By the next spring Zeile had signed with the Phillies and played for nine teams in his final nine seasons before his retirement in 2004, but he still looks back passionately on his days rooted in one of the game’s best clashes.
“No matter what divisional changes and league changes there have been in baseball, the Cubs and Cardinals remain in the same division, so that means, in the modern era, they play each other 19 times a year,” Zeile said. “And I can tell you, as a guy that was in a lot of different uniforms, with the teams that you play 19 times a year, if there’s any history or any feeling of inferiority there, the tempers flare at times and the rivalry grows.”
Perhaps the best illustration of that came during Zeile’s tenure with St. Louis, when things became so heated after a 1992 game that a pair of Cardinals players ended up fighting each other over the transgressions of a player from the Cubs dugout.
The fisticuffs ensued after Cardinals first baseman Pedro Guerrero invited Sammy Sosa, then a light-hitting center fielder in his first season with the Cubs, into the St. Louis clubhouse after a 5-4 Chicago win at Busch Stadium. While Guerrero showered, Sosa sat in a chair by Guerrero’s locker, only to be approached by a group of Cardinals players who weren’t thrilled by the 23-year-old’s presence.
“Todd (Worrell) and Joe Magrane and Rex Hudler, a bunch of the Cardinal guys, saw Sammy sitting there — this was before Sammy became Big Sammy and was hitting home runs — and finally, with some composure, Rex walked over to him and said, ‘Look, I don’t know why you’re here, but you guys just got through kicking our ass on the field and we’d kind of appreciate it if you’d get out of our locker room,’” Zeile recalled. “But Pedro heard him from the shower and came running out cursing at Hudler, telling him that this is his friend and he doesn’t have to go anywhere.”
One thing led to another, unkind words were said, and Worrell and Guerrero ended up in a brawl that spilled into Guerrero's locker. It was ultimately broken up by manager Torre, who later banned fraternization with opposing players in the St. Louis clubhouse.
“Todd chirped in from the table and said, ‘Hey Pete, you better get this guy out of here and stop this talking, or something bad’s going to happen,’" Zeile said. "And Pete popped off at Todd and Todd said, ‘I’m going to snap you in half.’ And Pete popped off at Todd again, and Todd threw the table over and they had a full-blown fight in the clubhouse.
“Meanwhile, Sammy snuck out during the fight.
“It was pretty intense, and I don’t think guys like opposing players in their clubhouse anyway, but this was different.

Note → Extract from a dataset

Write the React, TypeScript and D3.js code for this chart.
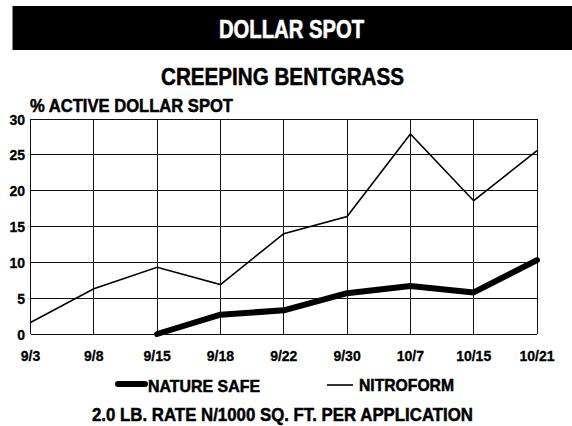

It was the Cubs; it was an emotional game, a rivalry game that we got beat and there was that extra emotion that I think was added to it by having a Cub in the Cardinal clubhouse.”
Things haven’t changed much since, either. Now that the pressure of the postseason is weighing on both teams, fans probably shouldn’t expect a detente anytime soon, and for the Cubs, especially, maybe a little extra motivation is all they need to get over the century-long hump.
“(Joe) Maddon probably likes the way things are matching up,” Zeile said of the Cubs’ manager. “Obviously you want to win the division so you don’t have to be in the one-game playoff, but I think Maddon would like to knock them off. I think in his mind it would instill a confidence in his guys that this is real. This is something that is more than just a good six months ... that they have another month to play.
“I think that for the first time in a lot of years that I don’t get the sense that the Cubs are (perceived) like, ‘Yeah, they’re good, but it’s a matter of time before they’re going to fold.’ I don’t really see that, and I think Maddon, this season, has done an excellent job of making sure that the players don’t buy into that and dispel the Cardinal Way and the Book of Cardinal that seems to be in the back of a lot of Cubs players minds’ when they take the field.”